400 W Canal Street
Milwaukee, WI 53201 (map); 414-287-2789; motorrestaurant.com
Cooking Method: Grilled
Short Order:The most chic, upscale biker bar you've ever seen, connected to the Harley Davidson Museum
Want Fries With That?Skip the boring fries and go straight for the fantastic, crispy beer battered onion rings
Price: Dynamo burger, $13.95; Stuffed Motor burger, $12.95; onion rings, $6.95
There's a big event coming up in Milwaukee, one that is expected to bring hundreds of thousands of people and their thunderous two-wheeled rides. Harley-Davidson's 110th anniversary celebration is only a few days away and the city is buzzing in anticipation.
About five years ago, Harley-Davidson opened a museum here in Milwaukee, the birthplace and still home of the company. It's got a few different dining options in the complex that runs a length of the Milwaukee river just south of downtown. I decided that with the impending anniversary, now was a good time to try their main restaurant, Motor.
The interior of the restaurant and bar is, unsurprisingly, heavily themed. But surprisingly, it's quite dramatic, artistic, and interesting, with soft touches like the warm, antique-style lighting. The burgers fit in well in this environment, as they're pretty over-the-top and dramatic in their own right.
Of the two burgers I tried, the monthly special for August, the Dynamo Burger ($13.95), was the better one by far. A half-pound of hand-formed beef was topped with roasted poblano and corn salsa, grilled onions, pepperjack cheese, chipotle crema, lettuce, and tomato, all with a fried tostada shell sandwiched in the middle.
There was a lot of flavor going on in this burger. The thick layer of pepperjack was well melted over the beef. The onions were abundant and worked well with the relatively mild chipotle sauce. The corn and poblano salsa tasted great, but there was hardly any of it—the burger definitely could have used more.
The tostada ended up being the surprise winning addition. It didn't taste like a big, commercially-made tortilla chip,—it was light, crunchy, and flaky. It got a little bit soggy in the middle from being stacked between the beef and the tomato, but the edges stayed crunchy for a great texture.
I requested medium and it came out pretty close. The beef was juicy and coarsely ground, and while it was a little bit tough, it had a robust flavor amped up by the grill. It could have used a little more seasoning, though, especially for a patty that thick.
The beef on their regular menu burger, the Stuffed Motor Burger ($12.95) stuffed with chopped bacon and cheddar cheese, was a little bit worse for the wear. The beef was a little bit more sausage-like in texture, perhaps from the extra handling and shaping.
My server recommended getting the burger medium well so the stuffing would be heated through and melty. I am glad they recommend this—cool filling is not pleasant—but it demonstrates the inherent stupidity of stuffed burgers, if you ask me. The beef was dry, of course, though not desert dry.

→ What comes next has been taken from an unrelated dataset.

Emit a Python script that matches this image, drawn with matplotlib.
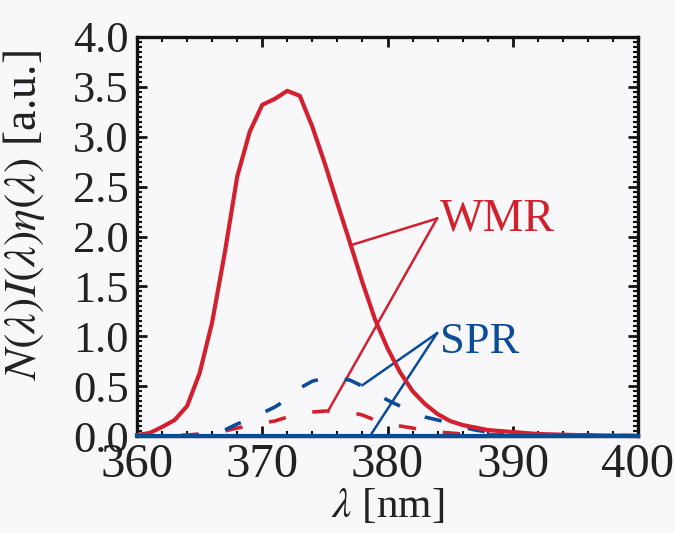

The burger came topped with more cheddar and bacon, along with barbecue sauce. The extra cheese on top made up for the cheese that got lost in the middle. The barbecue sauce was super thick and clung to the outside of the burger, making it less messy than usual.
Fries tasted stale and pretty bland. I'd skip them in favor of onion rings, whether you order them off the appetizer menu like I did, or get an upgrade from fries (+$1). They were beautifully coated in beer batter that didn't flake off, and the onion was tender enough to bite completely through. They were some really top notch rings.
If you're headed to the Harley-Davidson museum, coming in for the 110th, or just want to try someplace new, check Motor out, but be warned that the prices are a bit steep. It's worth it though to soak up the atmosphere, whether inside at the bar or out on one of the two patios along the river.